ROANOKE TIMES

                         Roanoke Times
                 Copyright (c) 1995, Landmark Communications, Inc.

DATE: SUNDAY, June 10, 1990                   TAG: 9006110179
SECTION: EDITORIAL                    PAGE: F-2   EDITION: METRO 
SOURCE: JOHN A. SABEAN
DATELINE:                                 LENGTH: Medium


NOT BUMS, BUT BROKEN PEOPLE

AN ARTICLE in April told about meal coupons given to local merchants to be handed to homeless and otherwise detached persons in our community. These coupons could be exchanged for meals at a location specified on the coupon. This, on the surface, seems like a good idea. It is being used in other cities with some success.

Unfortunately, beneath the seemingly beneficent surface is an attitude I believe is a betrayal of all the good intentions. It is an attitude hostile toward and fearful of all those untidy wanderers in our midst. How otherwise explain nine references to "panhandler"? (What ever happened to imagination, variety? Where was "wino"? Have we forgotten "bum"?)

First, there is an easing of fear and hostility from handing out a small yellow coupon, redeemable only at one specified location, conveniently out of sight for most of us. Then they are all dumped into a handy category: panhandler. A phone number on the coupon, presumably for making reservations. How many will be in your party? For lunch? Supper? And what time will you be arriving? Smoking or non-smoking? And finally to be declared legitimate and worthy only by making the right choice: the little yellow coupon rather than money.

These are not panhandlers, winos, bums.

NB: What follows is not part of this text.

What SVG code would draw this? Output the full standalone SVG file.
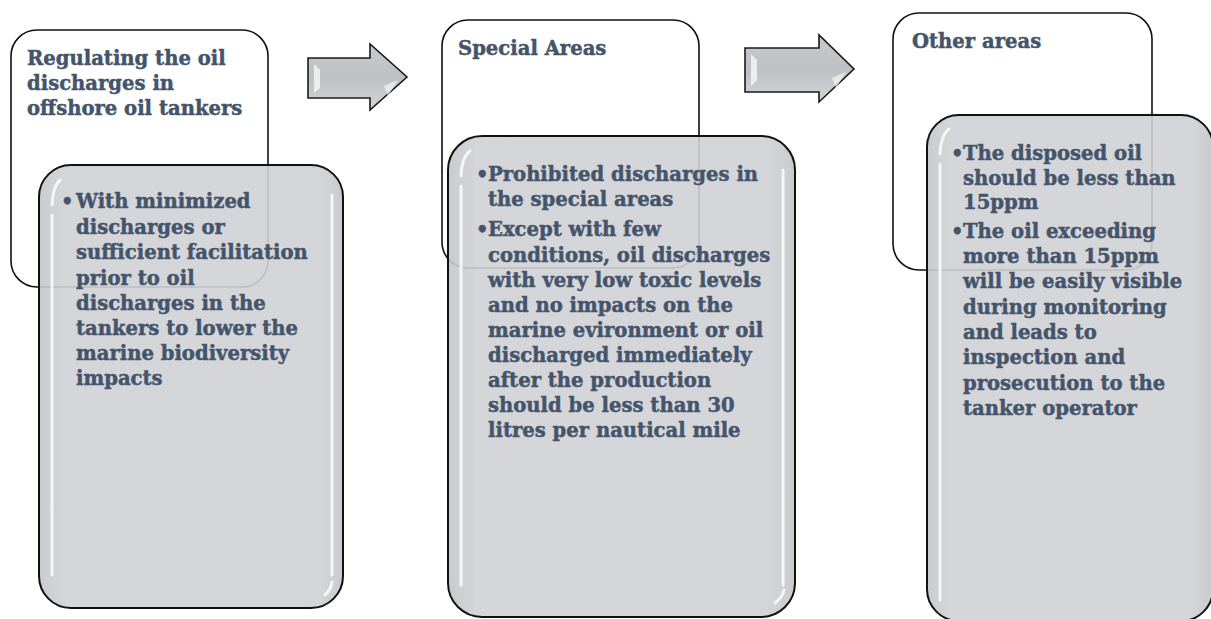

They are human beings: homeless, sick, disabled, broken human beings. Many of them are, in addition to all their other problems, mentally disabled. But they all have names. They all have family histories.

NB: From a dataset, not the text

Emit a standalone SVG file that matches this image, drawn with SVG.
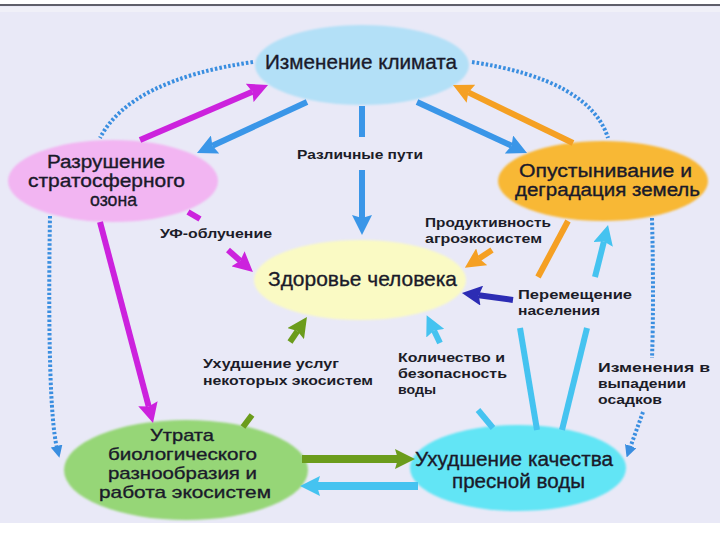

Most, before becoming irretrievably lost and damaged, have at one time or another been loved, welcomed into the warmth and comfort of home and family, wept over and laughed with.

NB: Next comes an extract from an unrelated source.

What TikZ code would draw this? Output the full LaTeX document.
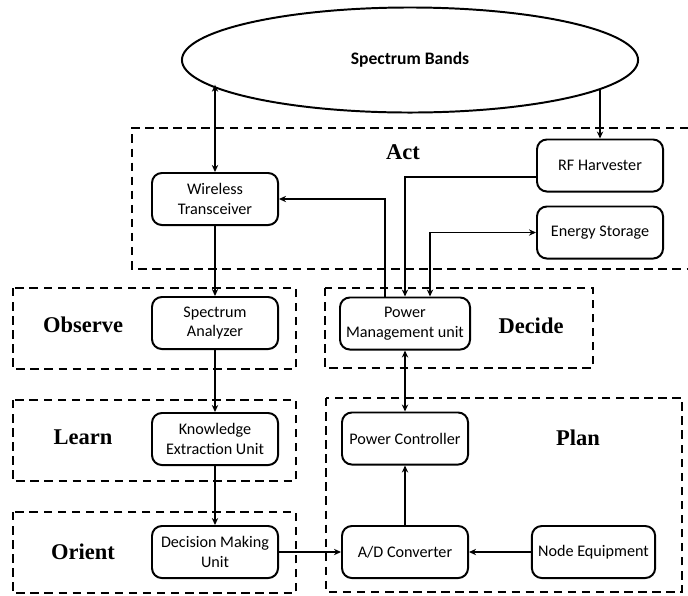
\documentclass[tikz,border=0pt]{standalone}
\usepackage{fontspec}
\setmainfont{Carlito}
\newfontfamily\stagefont{Liberation Serif}
\usetikzlibrary{arrows.meta,shapes.geometric}
\begin{document}
\begin{tikzpicture}[x=0.025cm,y=-0.025cm,
  >={Stealth[length=5pt,width=4.5pt]},
  unit/.style={draw,line width=1.4pt,rounded corners=7pt,minimum width=3.15cm,minimum height=1.3cm,
    inner sep=1pt,align=center,font=\fontsize{11.5}{14}\selectfont},
  group/.style={draw,dash pattern=on 6pt off 4pt,line width=1pt},
  stage/.style={font=\stagefont\bfseries\fontsize{16}{18}\selectfont},
  link/.style={line width=1.3pt}]
\useasboundingbox (0,0) rectangle (688,595);
\draw[group] (688,128) -- (132,128) -- (132,269) -- (688,269);
\draw[group] (13,288) rectangle (296,369);
\draw[group] (325,288) rectangle (593,368);
\draw[group] (13,400) rectangle (296,481);
\draw[group] (326,398) rectangle (682,592);
\draw[group] (13,512) rectangle (296,593);
\node[ellipse,draw,line width=1.4pt,minimum width=11.4cm,minimum height=2.625cm,inner sep=0pt,outer sep=0pt,
  font=\bfseries\fontsize{12.5}{15}\selectfont] (sb) at (410,60) {Spectrum Bands};
\node[unit] (wt) at (215,199) {Wireless\\Transceiver};
\node[unit] (rf) at (600,165.5) {RF Harvester};
\node[unit] (es) at (600,232.5) {Energy Storage};
\node[unit] (sa) at (215,323) {Spectrum\\Analyzer};
\node[unit,minimum width=3.25cm] (pm) at (405,323.5) {Power\\Management unit};
\node[unit] (kn) at (215,439) {Knowledge\\Extraction Unit};
\node[unit] (pc) at (405,438.5) {Power Controller};
\node[unit] (dm) at (215,552) {Decision Making\\Unit};
\node[unit] (ad) at (405,552) {A/D Converter};
\node[unit,minimum width=3.08cm] (ne) at (593.5,552) {Node Equipment};
\node[stage] (act) at (403,152) {Act};
\node[stage] (observe) at (83,325) {Observe};
\node[stage] (decide) at (531,326) {Decide};
\node[stage] (learn) at (83,437) {Learn};
\node[stage] (plan) at (578,438) {Plan};
\node[stage] (orient) at (83,552) {Orient};
\draw[link,<->] (wt.north) -- (wt.north |- sb.187.8);
\draw[link,->] (sb.351.3 -| rf.north) -- (rf.north);
\draw[link,->] (wt.south) -- (sa.north);
\draw[link,->] ([xshift=-0.5cm]pm.north) |- (wt.east);
\draw[link,->] ([yshift=-0.28cm]rf.west) -| (pm.north);
\draw[link,<->] ([xshift=0.625cm]pm.north) |- (es.west);
\draw[link,->] (sa.south) -- (kn.north);
\draw[link,->] (kn.south) -- (dm.north);
\draw[link,->] (dm.east) -- (ad.west);
\draw[link,->] (ne.west) -- (ad.east);
\draw[link,->] (ad.north) -- (pc.south);
\draw[link,<->] (pm.south) -- (pc.north);
\end{tikzpicture}
\end{document}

Their untidy, sometime staggering presence among us ought to remind us how irrelevant and inadequate are our human services. Their hungry and often angry presence on our streets ought to remind us of how irrelevant and inadequate are our housing and employment policies and practices.

So what is required as we confront one another? Well, for one thing, not less but more guilt. We are the more guilty because we have already taken the easy route. And for another, we must stop consigning them to a category that makes it easier to blame them than to confront the issues that make it necessary for them to be so starkly in our midst.